Description
Il y a un peu de pétrole qui colle sous les semelles, quelques bouffées de CO2 qui enrhument, le désenchantement qui pointe le bout de son nez. Même les plages paradisiaques, ce n’est plus ce que c’était. Il y a des thoniers qui croisent au large, des gisements qui saignent la terre, des oléoducs indifférents au malheur des peuples, des sacs en plastique qui remplacent les feuilles sur des arbres morts. COP 21 n’a pas arrêté le processus. Qui le pourrait d’ailleurs ?
Les voyages ont changé. En attendant de voir arriver chez nous les premiers réfugiés climatiques, des voyageurs – bien conscients qu’ils ne vont pas changer le monde en prenant l’avion – ont constaté les effets de tous les dérèglements. Au Nigeria, Vincent Henry et Emmanuel Prost racontent que le pétrole a infiltré le cœur des habitants du delta du Niger qui ont vu la mangrove souillée par la rupture d’oléoducs. Dans l’Extrême-Orient russe, les mineurs, les contrebandiers et les coupeurs de bois altèrent le tableau que Cédric Gras et Aurélien Mas auraient voulu idyllique. Au Groenland, la banquise fond mais ce sont les chasseurs d’ours qui sont montrés du doigt, regrette Vincent Hilaire. Faut-il aller bronzer aux Seychelles pour oublier les tourments de l’époque ? Karine Djébari sait bien que non : ici on construit des îles artificielles.

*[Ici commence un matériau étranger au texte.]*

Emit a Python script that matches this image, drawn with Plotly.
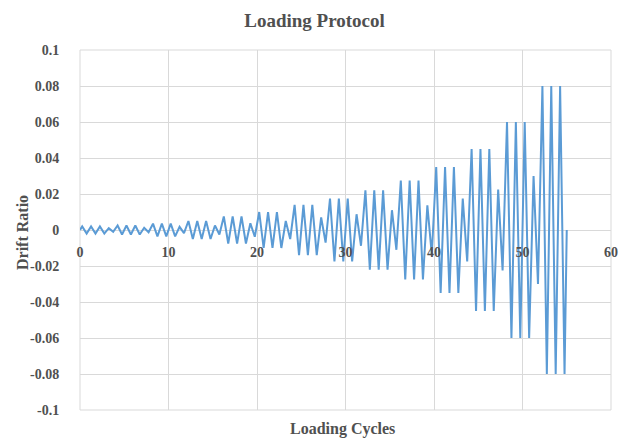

Eric Naigeon a préféré s’échapper le long des rivières tranquilles pour retrouver la sérénité. Mais les pêcheurs rencontrés par Stéphanie Lafitte et Sophie Bataille dans l’estuaire de la Gironde racontent aussi que les poissons s’en sont allés. La Loire a bien résisté aux aménagements et aux barrages qui auraient permis de remonter son cours. Mais l’évidence d’ici ne l’est plus ailleurs. L’amoureux des fleuves, Bernard Desjeux, sait bien que l’envie de dompter le Niger en créant des retenues d’eau dans une région écrasée par le soleil, ne servira sans doute que des intérêts partisans.